What this task involves: Restate word for word the lines of the records below, starting at the line that contains "Write the matplotlib code for this chart." and ending at the line that contains "efficiency', fontsize=13.5, labelpad=15)", with both of those lines included and nothing else.

Data excerpts:
>> Begin
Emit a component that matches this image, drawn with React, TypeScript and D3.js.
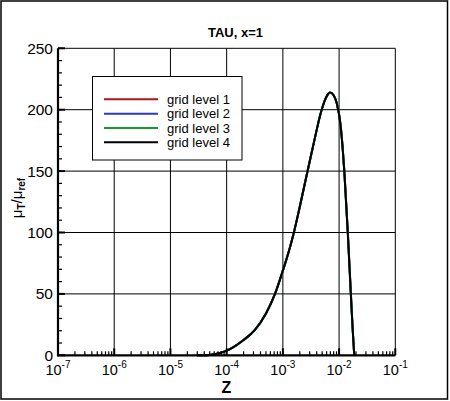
>> End
>> Begin
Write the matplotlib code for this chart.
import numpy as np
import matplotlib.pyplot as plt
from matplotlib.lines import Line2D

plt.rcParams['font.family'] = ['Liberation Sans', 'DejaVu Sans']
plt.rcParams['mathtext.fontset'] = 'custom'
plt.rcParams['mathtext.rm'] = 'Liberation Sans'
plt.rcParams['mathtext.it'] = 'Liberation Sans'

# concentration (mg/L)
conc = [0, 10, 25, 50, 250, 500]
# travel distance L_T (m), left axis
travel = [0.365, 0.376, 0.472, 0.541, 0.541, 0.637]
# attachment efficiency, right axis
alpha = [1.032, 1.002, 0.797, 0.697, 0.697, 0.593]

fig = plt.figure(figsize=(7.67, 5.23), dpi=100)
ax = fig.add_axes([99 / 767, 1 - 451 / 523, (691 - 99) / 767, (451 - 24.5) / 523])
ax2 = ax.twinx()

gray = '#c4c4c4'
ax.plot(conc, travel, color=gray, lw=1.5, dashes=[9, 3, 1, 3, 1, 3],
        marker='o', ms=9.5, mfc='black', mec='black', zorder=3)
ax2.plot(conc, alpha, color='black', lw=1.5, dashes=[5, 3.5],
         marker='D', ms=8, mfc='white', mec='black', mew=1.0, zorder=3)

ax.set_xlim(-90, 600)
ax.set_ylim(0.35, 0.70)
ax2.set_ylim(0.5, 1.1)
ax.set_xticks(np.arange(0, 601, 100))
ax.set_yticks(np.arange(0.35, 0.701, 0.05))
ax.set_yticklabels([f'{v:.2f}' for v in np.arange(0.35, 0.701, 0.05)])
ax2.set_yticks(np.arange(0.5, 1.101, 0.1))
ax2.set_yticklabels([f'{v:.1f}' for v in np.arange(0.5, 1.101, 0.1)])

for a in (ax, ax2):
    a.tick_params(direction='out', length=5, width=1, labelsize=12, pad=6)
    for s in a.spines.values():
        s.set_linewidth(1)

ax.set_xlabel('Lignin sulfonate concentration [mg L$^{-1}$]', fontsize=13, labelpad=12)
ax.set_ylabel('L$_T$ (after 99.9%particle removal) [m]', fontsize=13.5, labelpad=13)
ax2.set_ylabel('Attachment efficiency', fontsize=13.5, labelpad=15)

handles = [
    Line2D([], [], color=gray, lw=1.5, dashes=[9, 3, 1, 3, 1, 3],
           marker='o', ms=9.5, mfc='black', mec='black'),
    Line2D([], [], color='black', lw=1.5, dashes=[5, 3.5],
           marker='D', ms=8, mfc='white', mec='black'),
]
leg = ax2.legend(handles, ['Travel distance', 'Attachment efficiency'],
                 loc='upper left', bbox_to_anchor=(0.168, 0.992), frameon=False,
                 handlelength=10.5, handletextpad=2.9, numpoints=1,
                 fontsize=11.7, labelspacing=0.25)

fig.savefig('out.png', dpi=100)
>> End
Correct answer:
Write the matplotlib code for this chart.
import numpy as np
import matplotlib.pyplot as plt
from matplotlib.lines import Line2D

plt.rcParams['font.family'] = ['Liberation Sans', 'DejaVu Sans']
plt.rcParams['mathtext.fontset'] = 'custom'
plt.rcParams['mathtext.rm'] = 'Liberation Sans'
plt.rcParams['mathtext.it'] = 'Liberation Sans'

# concentration (mg/L)
conc = [0, 10, 25, 50, 250, 500]
# travel distance L_T (m), left axis
travel = [0.365, 0.376, 0.472, 0.541, 0.541, 0.637]
# attachment efficiency, right axis
alpha = [1.032, 1.002, 0.797, 0.697, 0.697, 0.593]

fig = plt.figure(figsize=(7.67, 5.23), dpi=100)
ax = fig.add_axes([99 / 767, 1 - 451 / 523, (691 - 99) / 767, (451 - 24.5) / 523])
ax2 = ax.twinx()

gray = '#c4c4c4'
ax.plot(conc, travel, color=gray, lw=1.5, dashes=[9, 3, 1, 3, 1, 3],
        marker='o', ms=9.5, mfc='black', mec='black', zorder=3)
ax2.plot(conc, alpha, color='black', lw=1.5, dashes=[5, 3.5],
         marker='D', ms=8, mfc='white', mec='black', mew=1.0, zorder=3)

ax.set_xlim(-90, 600)
ax.set_ylim(0.35, 0.70)
ax2.set_ylim(0.5, 1.1)
ax.set_xticks(np.arange(0, 601, 100))
ax.set_yticks(np.arange(0.35, 0.701, 0.05))
ax.set_yticklabels([f'{v:.2f}' for v in np.arange(0.35, 0.701, 0.05)])
ax2.set_yticks(np.arange(0.5, 1.101, 0.1))
ax2.set_yticklabels([f'{v:.1f}' for v in np.arange(0.5, 1.101, 0.1)])

for a in (ax, ax2):
    a.tick_params(direction='out', length=5, width=1, labelsize=12, pad=6)
    for s in a.spines.values():
        s.set_linewidth(1)

ax.set_xlabel('Lignin sulfonate concentration [mg L$^{-1}$]', fontsize=13, labelpad=12)
ax.set_ylabel('L$_T$ (after 99.9%particle removal) [m]', fontsize=13.5, labelpad=13)
ax2.set_ylabel('Attachment efficiency', fontsize=13.5, labelpad=15)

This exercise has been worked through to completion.